In the Lobby, the first person I saw was her sister, and her sluggish response to my urgency kind of ticked me off. Following her, I was led to the Maternity Ward where I first beheld my son.
He was wrapped in a thick cream coloured, Winnie the Pooh shawl. Lying in the cot under what I hoped was a treated mosquito net, he was propped up on his right with a folded cream coloured towel and I wondered if he was not too warm. The cot was placed at the head of her bed away from the fan and the airconditioner that did not ‘condition’ anything. I walked up to her, and brushing her chin lightly with my fingers, I said “Well done. And thank you very much.” Those words, barely a whisper, caught in my throat. A throat once again chocked full with emotions.
Then I turned my attention back to the miracle lying in the cot. The first thing I noticed, standing over his head, was his nose. That there was the family nose alright. I changed my position to the foot of his cot to take a second proper look at him and it was then I noticed the slight frown/scowl on his forehead. I knew I had seen that before, and it took only a few seconds to realise it was identical to the one I wore when I was concentrating, or thinking about something. His well formed fingers, curled into a semi fist, were resting on his chin and he seemed to be deep in thought. Not the cutest mien for an infant, but he managed to pull it off! “May I?” I asked no one in particular, gesturing toward him. And without waiting for an answer I rolled back the netting, reached inside the cot and gently lifted him out.
“Good morning son.” I said to him, and almost dropped him for shock when he rewarded my greeting with the lifting of his right lips in a smile I know too well. In that instant my heart shattered into a trillion tiny pieces, and reset again. But I knew inside of me that it did not reset the same way as it was before. It felt fuller, better, perfect!
I brushed the back of a finger against his cheek, so soft and rounded; pulled back his cap to reveal a head of hair so shiny and dark; rolled up his sleeve to expose the back of a hand already showing well defined hair folicles – dude was hairier than me!

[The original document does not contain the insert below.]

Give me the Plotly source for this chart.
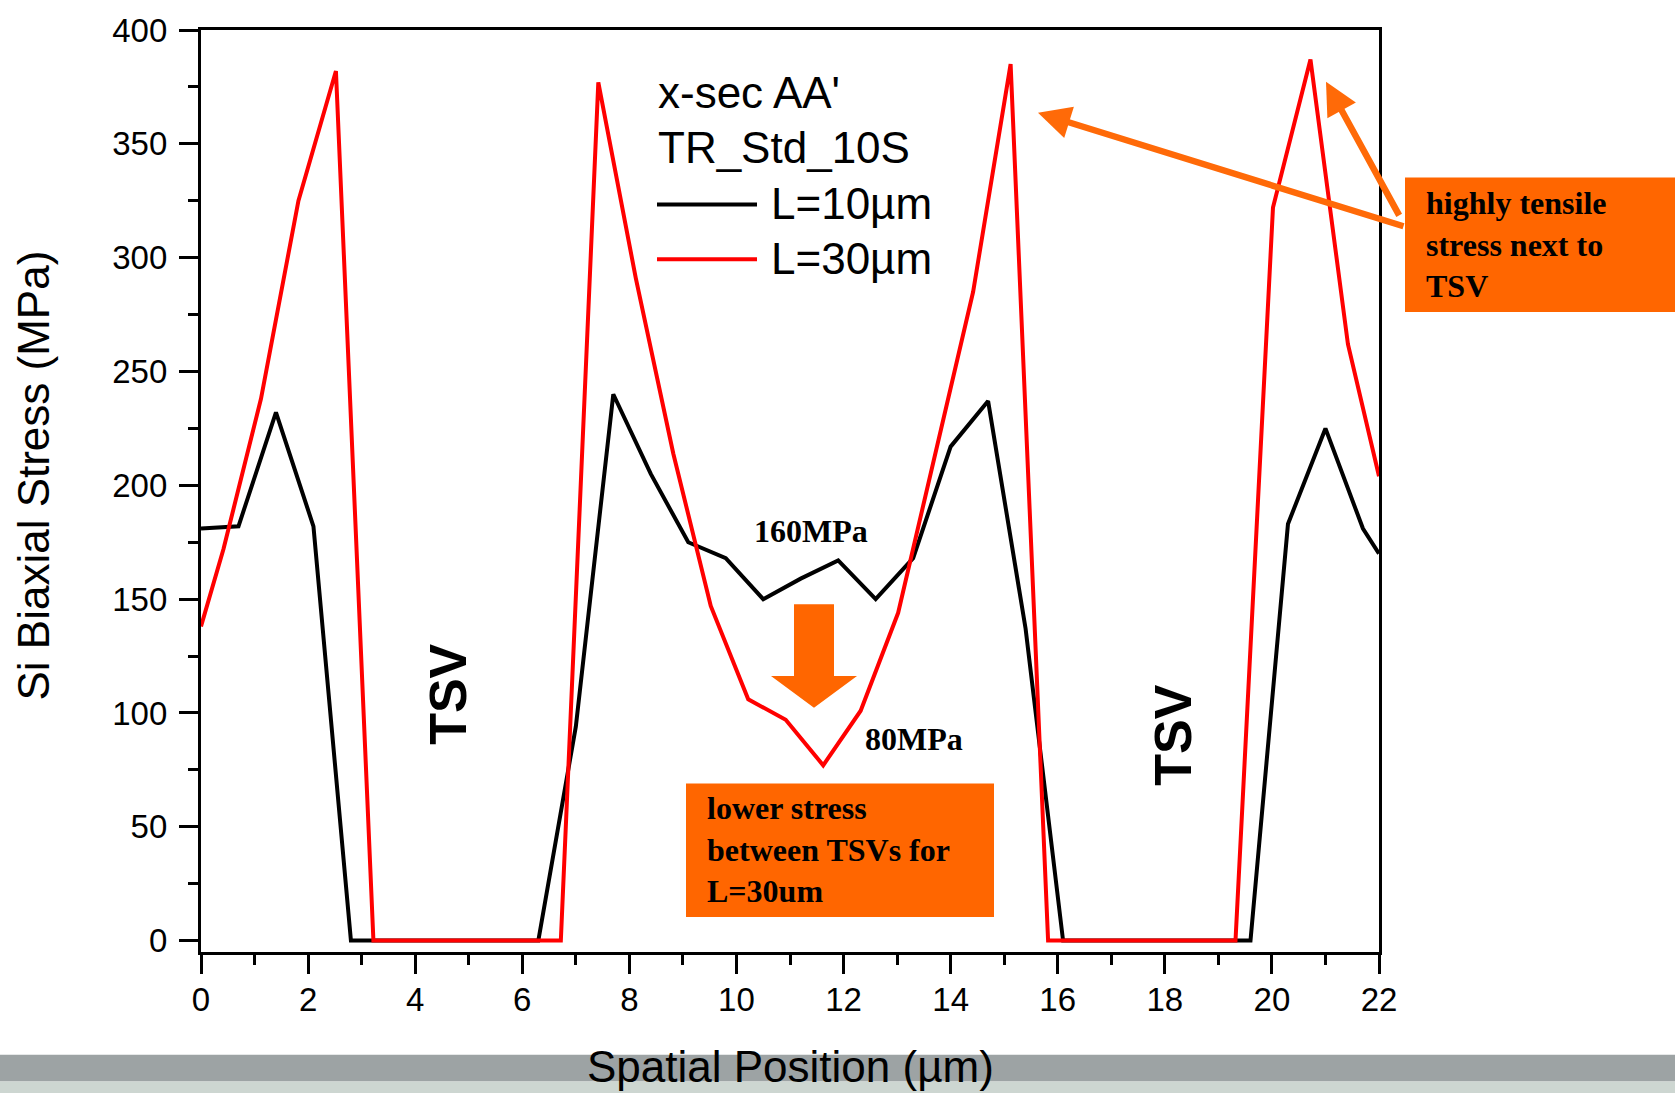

I hugged him tight against my chest, talking to him and telling him how much Daddy loves him; not saying the words out too loud, just letting them wash over him as they rumbled in my throat and chest, knowing that he could feel the vibrations coming off me, hear the words I was saying to him.
Standing there, holding him in my arms talking to him and smiling at him, I knew. I knew that everything was going to be alright because, believe it or not, this son of mine is sent by God. My defence, my vindication. And I knew that I love him fiercely and he loves me in return.
PS: Love is an understanding. A quiet understanding in which a thought may not be spoken, but is still understood.